* _COLLECTED DATA_
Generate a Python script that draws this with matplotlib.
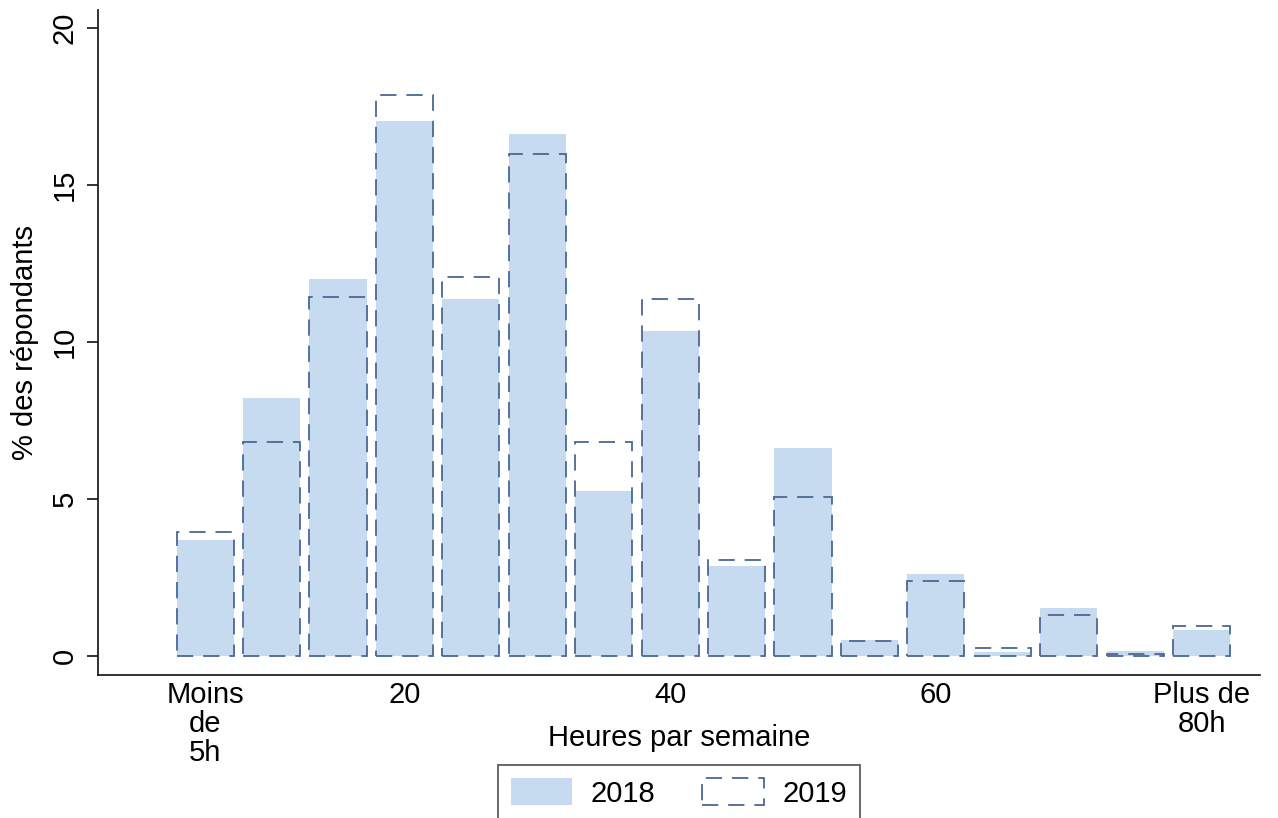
import matplotlib
matplotlib.use("Agg")
import matplotlib.pyplot as plt
from matplotlib.patches import Patch

plt.rcParams['font.family'] = ['Liberation Sans', 'DejaVu Sans']

hours = [5, 10, 15, 20, 25, 30, 35, 40, 45, 50, 55, 60, 65, 70, 75, 80]
pct_2018 = [3.7, 8.2, 12.0, 17.05, 11.37, 16.62, 5.25, 10.35, 2.87, 6.62, 0.5, 2.6, 0.13, 1.53, 0.16, 0.83]
pct_2019 = [3.95, 6.8, 11.43, 17.85, 12.08, 16.0, 6.8, 11.37, 3.06, 5.06, 0.48, 2.39, 0.25, 1.3, 0.06, 0.96]
xtick_pos = [5, 20, 40, 60, 80]
xtick_labels = ["Moins\nde\n5h", "20", "40", "60", "Plus de\n80h"]
yticks = [0, 5, 10, 15, 20]

fill_color = "#c6dbef"
edge_color = "#4a6894"
width = 4.3
dash = (0, (9, 5.5))
fs = 21

fig = plt.figure(figsize=(12.78, 8.18), dpi=100)
ax = fig.add_axes([98/1278, 143/818, (1260-98)/1278, (675-10)/818])

ax.bar(hours, pct_2018, width=width, color=fill_color, edgecolor='none', zorder=2)
ax.bar(hours, pct_2019, width=width, facecolor='none', edgecolor=edge_color,
       linewidth=1.3, linestyle=dash, zorder=3)

ax.set_xlim(-3.06, 84.4)
ax.set_ylim(-0.605, 20.57)

for s in ['top', 'right']:
    ax.spines[s].set_visible(False)
for s in ['left', 'bottom']:
    ax.spines[s].set_color('#222222')
    ax.spines[s].set_linewidth(1.3)

ax.set_yticks(yticks)
ax.set_yticklabels([str(v) for v in yticks], rotation=90, va='center', fontsize=fs)
ax.tick_params(axis='y', length=8, width=1.3, color='#222222', pad=6)

ax.set_xticks(xtick_pos)
ax.set_xticklabels(xtick_labels, fontsize=fs, linespacing=1.05)
ax.tick_params(axis='x', length=0, pad=4)

ax.set_xlabel("Heures par semaine", fontsize=fs, labelpad=-31)
ax.set_ylabel("% des répondants", fontsize=fs, labelpad=8)

handles = [Patch(facecolor=fill_color, edgecolor='none', label='2018'),
           Patch(facecolor='none', edgecolor=edge_color, linewidth=1.3,
                 linestyle=dash, label='2019')]
leg = fig.legend(handles=handles, loc='upper center',
                 bbox_to_anchor=((497+861)/2/1278, 1-765/818),
                 ncol=2, fontsize=fs, frameon=True, fancybox=False,
                 handlelength=2.1, handleheight=1.05, columnspacing=1.6,
                 borderpad=0.45, handletextpad=0.65, borderaxespad=0)
leg.get_frame().set_edgecolor('#333333')
leg.get_frame().set_linewidth(1.3)

fig.savefig("out.png", dpi=100)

* _SET TASK_
Pictures stay out. Print the data exactly, from its first line through the line containing "ax.set_ylim(-0.605, 20.57)".

* _PROBLEM SOLUTION_
Generate a Python script that draws this with matplotlib.
import matplotlib
matplotlib.use("Agg")
import matplotlib.pyplot as plt
from matplotlib.patches import Patch

plt.rcParams['font.family'] = ['Liberation Sans', 'DejaVu Sans']

hours = [5, 10, 15, 20, 25, 30, 35, 40, 45, 50, 55, 60, 65, 70, 75, 80]
pct_2018 = [3.7, 8.2, 12.0, 17.05, 11.37, 16.62, 5.25, 10.35, 2.87, 6.62, 0.5, 2.6, 0.13, 1.53, 0.16, 0.83]
pct_2019 = [3.95, 6.8, 11.43, 17.85, 12.08, 16.0, 6.8, 11.37, 3.06, 5.06, 0.48, 2.39, 0.25, 1.3, 0.06, 0.96]
xtick_pos = [5, 20, 40, 60, 80]
xtick_labels = ["Moins\nde\n5h", "20", "40", "60", "Plus de\n80h"]
yticks = [0, 5, 10, 15, 20]

fill_color = "#c6dbef"
edge_color = "#4a6894"
width = 4.3
dash = (0, (9, 5.5))
fs = 21

fig = plt.figure(figsize=(12.78, 8.18), dpi=100)
ax = fig.add_axes([98/1278, 143/818, (1260-98)/1278, (675-10)/818])

ax.bar(hours, pct_2018, width=width, color=fill_color, edgecolor='none', zorder=2)
ax.bar(hours, pct_2019, width=width, facecolor='none', edgecolor=edge_color,
       linewidth=1.3, linestyle=dash, zorder=3)

ax.set_xlim(-3.06, 84.4)
ax.set_ylim(-0.605, 20.57)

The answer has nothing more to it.